Why indeed? Moy and the other two non-sponsor members had to decide whether to sue. “After extensive discussions with our counsel and Cooper Square, we felt it would be beneficial to present all the facts to the unit-owners in a public meeting, to let them take a role in what we would do,” Moy says. “After 18 months without being able to use their balconies, people were very emotional. Some wanted to go to litigation. Then an offer came from the sponsor and the insurance company. We presented it to the unit-owners. All were in favor of the settlement.”

The two things that tipped the matter, says Schwartz, were “the complexity of what caused the problem, and the fact that both the insurance company and the sponsor were committing significant sums of money.” Those two parties and the unit-owners each put up about a third of the project’s total cost of “close to $3 million.” Granda, the manager, says the unit-owners were assessed $1.25 million over four months, which included a little extra to increase the reserve account.
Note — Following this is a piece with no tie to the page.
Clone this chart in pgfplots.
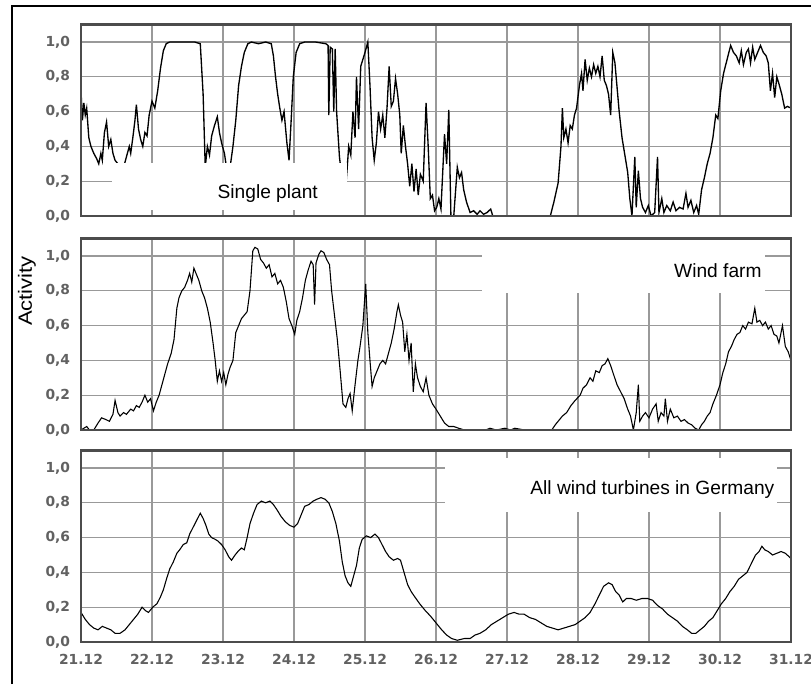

“At times, you have to take the step of litigation,” Schwartz concludes. “But what was most important here was the safety of everybody in the building and of [the pedestrians] below, so we had to act quickly to get the situation into a safe condition.” Settlement in this case “made the most sense only because there were some difficult [causal] issues and we had an insurance company and a sponsor who expressed willingness to resolve the problem.”

And in the end, there was a bright spot. Says Granda: “We found a small piece of information that really went over big – that owners were able to put in claims with their [own] insurance companies for ‘loss assessments.’ We gave them the engineer’s report, a copy of the capital-assessment letter, and a letter saying they’d paid. Several homeowners were able to recoup their assessment costs.”